Other Encoding Methods
For high-cardinality features (many categories), you can consider:
- Target Encoding: Replaces each category with the average value of the target variable for that category. This is powerful but has a high risk of overfitting, so it needs to be implemented carefully (e.g., using cross-validation).
- Feature Hashing (The “Hashing Trick”): Uses a hash function to map a potentially large number of categories to a smaller, fixed number of features. It’s memory-efficient but can have hash collisions (different categories mapping to the same hash).
Step 4: Feature Scaling – Putting Everything on the Same Level
Algorithms that use distance calculations (like KNN, SVM, and PCA) or gradient descent (like linear regression and neural networks) are sensitive to the scale of features. If one feature ranges from 0-1 and another from 0-100,000, the latter will dominate the model. You need to bring all features to a comparable scale.
Standardization (Z-score Normalization)
- What it does: Transforms the data to have a mean of 0 and a standard deviation of 1. The formula is (x – mean) / std_dev.
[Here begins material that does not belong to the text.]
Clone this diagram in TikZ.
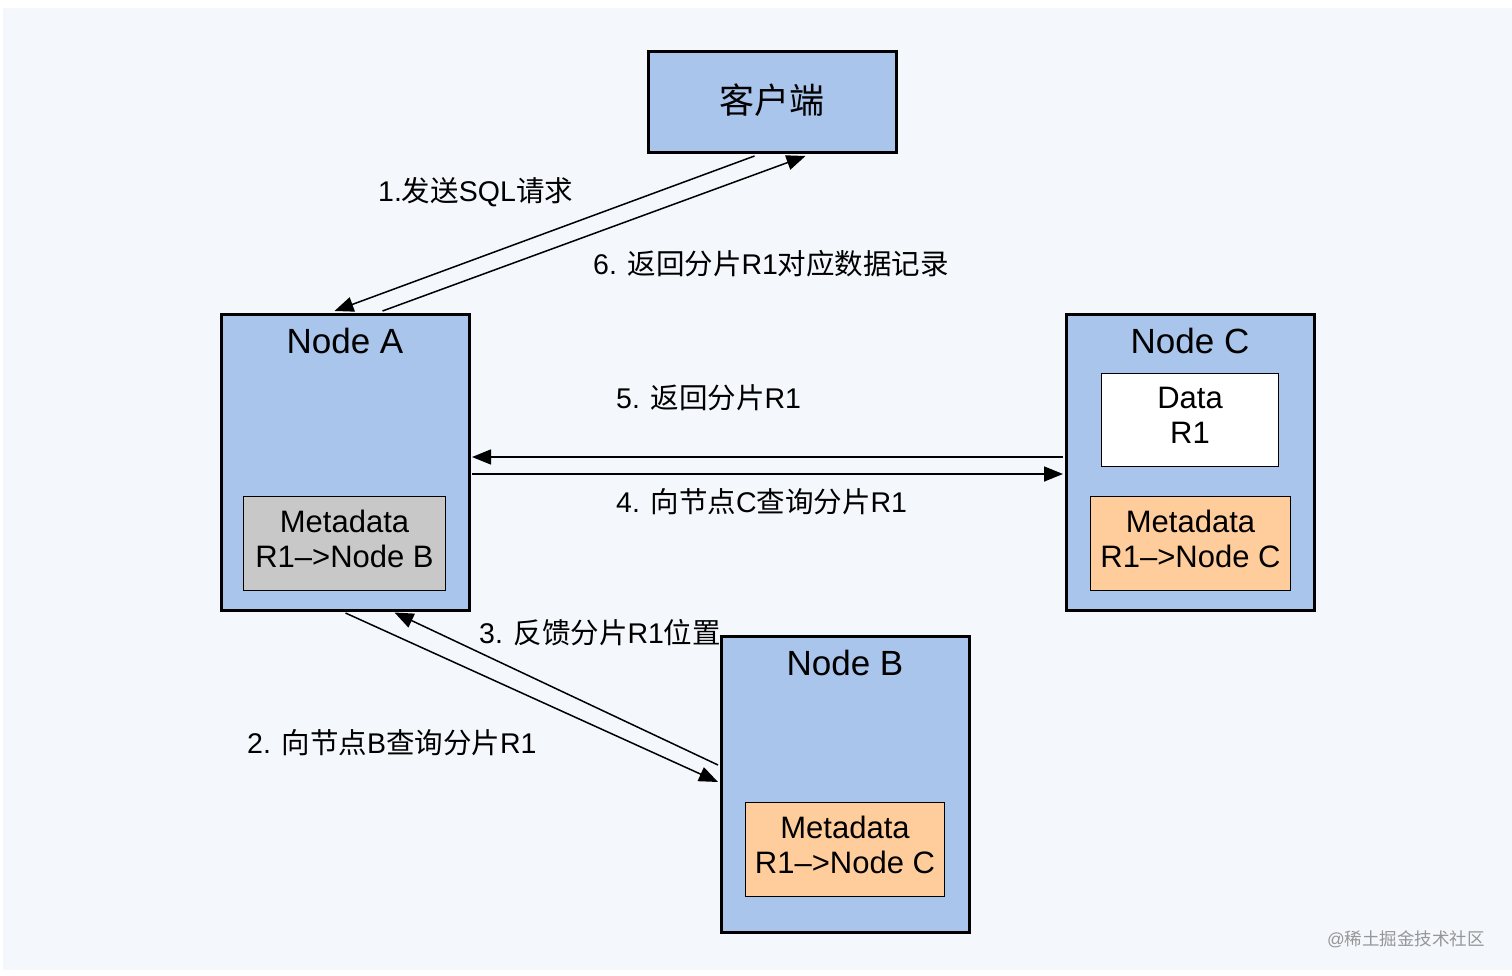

- When to use it: This is the go-to method for many algorithms, especially when your data is roughly normally distributed. It doesn’t bind values to a specific range, which makes it less sensitive to outliers. PCA, for example, often requires standardization.
Normalization (Min-Max Scaling)
- What it does: Rescales the data to a fixed range, usually 0 to 1. The formula is (x – min) / (max – min).
- When to use it: Good for algorithms that don’t assume any distribution, like neural networks, as it can help with faster convergence. However, it’s very sensitive to outliers. A single extreme value can squash all the other data points into a very small range.
- Which one to choose? There’s no single right answer. Standardization is generally a safer default choice. If you have a reason to bound your data or your algorithm requires it, use normalization. When in doubt, you can always try both and see which performs better on your validation set. Tree-based models like Decision Trees and Random Forests are not sensitive to feature scaling.
Read in Detail: Data Normalization and Standardization
Step 5: Feature Engineering – Creating New Information
This is where domain knowledge and creativity come in. It’s the process of creating new features from existing ones to help your model learn better.
- Interaction Features: Combine two or more features. For example, if you have Height and Weight, you can create a BMI feature (Weight / Height^2). You might find that the interaction between Temperature and Humidity is more predictive of sales than either feature alone.
- Polynomial Features: Create new features by raising existing features to a power (e.g., age^2, age^3). This can help linear models capture non-linear relationships.
- Time-Based Features: If you have a datetime column, don’t just leave it. Extract useful information like hour_of_day, day_of_week, month, or is_weekend. For cyclical features like hour_of_day, simply using the number isn’t ideal because hour 23 is close to hour 0. A better approach is to use sine and cosine transformations to represent the cyclical nature.
- Binning: Convert a continuous numerical feature into a categorical one. For example, you can convert age into categories like 0-18, 19-35, 36-60, and 60+. This can sometimes help the model learn patterns in specific ranges.
Feature engineering is often an iterative process. You create features, train a model, analyze the results, and then go back to create more informed features.
Final Word
Data preprocessing is not a rigid checklist; it’s a thoughtful process that depends heavily on your specific dataset and the problem you’re trying to solve. Always document the steps you take and the reasons for your decisions. This makes your work reproducible and easier to debug when your model inevitably does something unexpected. Good preprocessing is the foundation of a good model.